11. Data Protection and Privacy Compliance.

(a) Compliance with Laws. Techrupt agrees to comply with all applicable data protection and privacy laws, including but not limited to the General Data Protection Regulation (GDPR) and the California Consumer Privacy Act (CCPA), in connection with the processing of any personal data under this Agreement.

(b) Data Breach Notification. In the event of a data breach involving personal data processed under this Agreement, Techrupt shall notify the Client promptly and no later than 72 hours after becoming aware of the breach. Such notification shall include all necessary details regarding the nature of the breach, affected data subjects, and any measures taken to mitigate the breach.

(c) Indemnification. Techrupt shall indemnify, defend, and hold harmless the Client from and against any and all claims, damages, losses, costs, and expenses (including reasonable attorney fees) arising out of or relating to any breach of this clause, including but not limited to data breaches, non-compliance with applicable laws, or failure to provide timely notification.

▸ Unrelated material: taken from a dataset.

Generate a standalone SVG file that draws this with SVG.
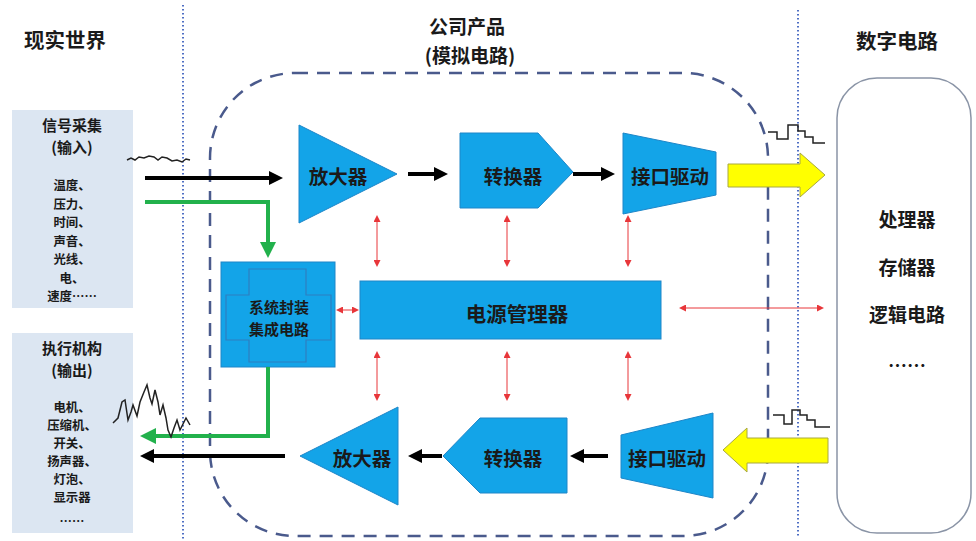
<svg xmlns="http://www.w3.org/2000/svg" width="976" height="541" viewBox="0 0 976 541">
<style>
text{font-family:"Noto Sans CJK SC","Noto Sans",sans-serif;font-weight:bold;fill:#1a1a1a;text-anchor:middle;dominant-baseline:central}
.t{font-size:20.5px}
.t2{font-size:19px}
.lbl{font-size:19.5px}
.rt{font-size:19px}
.sip{font-size:15px}
.side{font-size:15px}
.item{font-size:12.4px}
.blue{fill:#13A4E8;stroke:#1E86C8;stroke-width:1}
.panel{fill:#DCE6F2}
.blk{stroke:#000;stroke-width:4;fill:none}
.grn{stroke:#22B14C;stroke-width:4;fill:none}
.red{stroke:#E8363A;stroke-width:1;fill:none}
.yel{fill:#FFFF00;stroke:#A8A840;stroke-width:1}
.dot{stroke:#4F6FC4;stroke-width:2;stroke-dasharray:1.5 2.5;fill:none}
.wave{stroke:#222;stroke-width:1.5;fill:none}
</style>
<defs>
<marker id="hb" viewBox="0 0 10 10" refX="0" refY="5" markerWidth="14" markerHeight="14" markerUnits="userSpaceOnUse" orient="auto"><path d="M0,0 L10,5 L0,10 z" fill="#000"/></marker>
<marker id="hg" viewBox="0 0 10 10" refX="0" refY="5" markerWidth="16" markerHeight="16" markerUnits="userSpaceOnUse" orient="auto"><path d="M0,0 L10,5 L0,10 z" fill="#22B14C"/></marker>
<marker id="hr" viewBox="0 0 10 10" refX="0" refY="5" markerWidth="7" markerHeight="7" markerUnits="userSpaceOnUse" orient="auto-start-reverse"><path d="M0,0 L10,5 L0,10 z" fill="#E8363A"/></marker>
</defs>
<rect width="976" height="541" fill="#fff"/>

<!-- boundaries -->
<g id="boundaries">
<line class="dot" x1="183" y1="5" x2="183" y2="541"/>
<line class="dot" x1="798" y1="10" x2="798" y2="538"/>
<rect x="210" y="73" width="558" height="463" rx="85" ry="85" fill="none" stroke="#4A5A8C" stroke-width="2.5" stroke-dasharray="13 9"/>
</g>

<!-- titles -->
<g id="titles">
<text class="t" x="65" y="39">现实世界</text>
<text class="t2" x="467" y="25">公司产品</text>
<text class="t2" x="470" y="54">(模拟电路)</text>
<text class="t" x="897" y="40">数字电路</text>
</g>

<g id="input">
<rect class="panel" x="12" y="110" width="121" height="198"/>
<text class="side" x="72" y="124">信号采集</text>
<text class="side" x="72" y="146">(输入)</text>
<text class="item" x="72" y="185">温度、</text>
<text class="item" x="72" y="203.5">压力、</text>
<text class="item" x="72" y="222">时间、</text>
<text class="item" x="72" y="240.5">声音、</text>
<text class="item" x="72" y="259">光线、</text>
<text class="item" x="72" y="277.5">电、</text>
<text class="item" x="72" y="296">速度……</text>
</g>

<g id="output">
<rect class="panel" x="12" y="333" width="121" height="200"/>
<text class="side" x="72" y="347">执行机构</text>
<text class="side" x="72" y="369">(输出)</text>
<text class="item" x="72" y="407">电机、</text>
<text class="item" x="72" y="425">压缩机、</text>
<text class="item" x="72" y="443">开关、</text>
<text class="item" x="72" y="461">扬声器、</text>
<text class="item" x="72" y="479">灯泡、</text>
<text class="item" x="72" y="497">显示器</text>
<text class="item" x="72" y="521">……</text>
</g>

<g id="digital">
<rect x="837" y="78" width="134" height="455" rx="40" ry="40" fill="#fff" stroke="#8A94A6" stroke-width="1.5"/>
<text class="rt" x="907" y="218">处理器</text>
<text class="rt" x="907" y="266">存储器</text>
<text class="rt" x="907" y="313">逻辑电路</text>
<text class="rt" x="907" y="364">……</text>
</g>

<g id="amp1">
<polygon class="blue" points="299,125 397,174 299,223"/>
<text class="lbl" x="338" y="175">放大器</text>
</g>
<g id="conv1">
<polygon class="blue" points="460,133 538,133 573,172 538,208 460,208"/>
<text class="lbl" x="513" y="175">转换器</text>
</g>
<g id="iface1">
<polygon class="blue" points="623,133 716,152 716,195 623,214"/>
<text class="lbl" x="670" y="175">接口驱动</text>
</g>

<g id="amp2">
<polygon class="blue" points="398,407 300,456 398,505"/>
<text class="lbl" x="362" y="457">放大器</text>
</g>
<g id="conv2">
<polygon class="blue" points="567,418 480,418 443,456 480,493 567,493"/>
<text class="lbl" x="513" y="457">转换器</text>
</g>
<g id="iface2">
<polygon class="blue" points="621,435 713,413 713,498 621,478"/>
<text class="lbl" x="667" y="457">接口驱动</text>
</g>

<g id="sip">
<rect class="blue" x="221" y="262" width="114" height="105"/>
<path d="M249,269 H306 V295 H331 V340 H306 V362 H249 V340 H226 V295 H249 Z" fill="none" stroke="#2F7FC0" stroke-width="1.2"/>
<text class="sip" x="279" y="306">系统封装</text>
<text class="sip" x="279" y="328">集成电路</text>
</g>

<g id="pmu">
<rect class="blue" x="360" y="281" width="301" height="58"/>
<text class="t" x="517" y="313">电源管理器</text>
</g>

<g id="connectors">
<line class="blk" x1="145" y1="178" x2="269" y2="178" marker-end="url(#hb)"/>
<line class="blk" x1="408" y1="174" x2="434" y2="174" marker-end="url(#hb)"/>
<line class="blk" x1="573" y1="174" x2="601" y2="174" marker-end="url(#hb)"/>
<line class="blk" x1="608" y1="456" x2="584" y2="456" marker-end="url(#hb)"/>
<line class="blk" x1="442" y1="456" x2="422" y2="456" marker-end="url(#hb)"/>
<line class="blk" x1="285" y1="456" x2="154" y2="456" marker-end="url(#hb)"/>
<path class="grn" d="M145,202 H268 V242" marker-end="url(#hg)"/>
<path class="grn" d="M268,367 V436 H156" marker-end="url(#hg)"/>
<line class="red" x1="377" y1="222" x2="377" y2="260" marker-start="url(#hr)" marker-end="url(#hr)"/>
<line class="red" x1="507" y1="222" x2="507" y2="260" marker-start="url(#hr)" marker-end="url(#hr)"/>
<line class="red" x1="628" y1="222" x2="628" y2="260" marker-start="url(#hr)" marker-end="url(#hr)"/>
<line class="red" x1="377" y1="358" x2="377" y2="394" marker-start="url(#hr)" marker-end="url(#hr)"/>
<line class="red" x1="507" y1="358" x2="507" y2="394" marker-start="url(#hr)" marker-end="url(#hr)"/>
<line class="red" x1="628" y1="358" x2="628" y2="394" marker-start="url(#hr)" marker-end="url(#hr)"/>
<line class="red" x1="343" y1="310" x2="352" y2="310" marker-start="url(#hr)" marker-end="url(#hr)"/>
<line class="red" x1="686" y1="308" x2="817" y2="308" marker-start="url(#hr)" marker-end="url(#hr)"/>
<polygon class="yel" points="728,164 800,164 800,153 825,175 800,197 800,187 728,187"/>
<polygon class="yel" points="828,438 747,438 747,428 723,450 747,472 747,463 828,463"/>
</g>

<g id="signals">
<polyline class="wave" points="127,160 131,158 135,160 139,157 144,158 149,156 154,157 158,160 162,157 167,158 172,161 177,160 182,162 186,159 190,160"/>
<polyline class="wave" points="113,423 118,418 122,402 125,400 128,420 131,412 133,405 137,416 140,402 144,392 147,385 150,398 152,404 155,390 158,402 160,415 163,405 166,418 168,430 171,437 174,428 177,420 180,430 183,424 186,418 190,425"/>
<polyline class="wave" points="768,132 777,132 777,139 788,139 788,125 798,125 798,131 805,131 805,137 813,137 813,143 825,143"/>
<polyline class="wave" points="773,415 784,415 784,424 792,424 792,410 800,410 800,415 807,415 807,420 815,420 815,427 830,427"/>
</g>
</svg>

12. General. This Agreement constitutes the entire agreement between the parties with respect to the subject matter hereof.  The parties may modify or supplement the Agreement only by a written document signed by an authorized representative of each party. Each party agrees to take all such further action, during and after the term of this Agreement, as may be required by law or which the other party reasonably deems necessary or useful in furtherance of the purposes and the objectives and intentions underlying this Agreement, and shall execute any instruments that may be necessary to give full legal effect to the provisions of Section 3. This Agreement shall be governed by and construed in accordance with the substantive laws of the State of New Jersey, without regard to conflict of laws rules thereof.

The Customer acknowledges and agrees to be bound by the terms and conditions set forth in this Agreement. The Customer further agrees that their use of the Service constitutes their acceptance of these terms, and that any subsequent use of the Service will be governed by the most current version of this Agreement.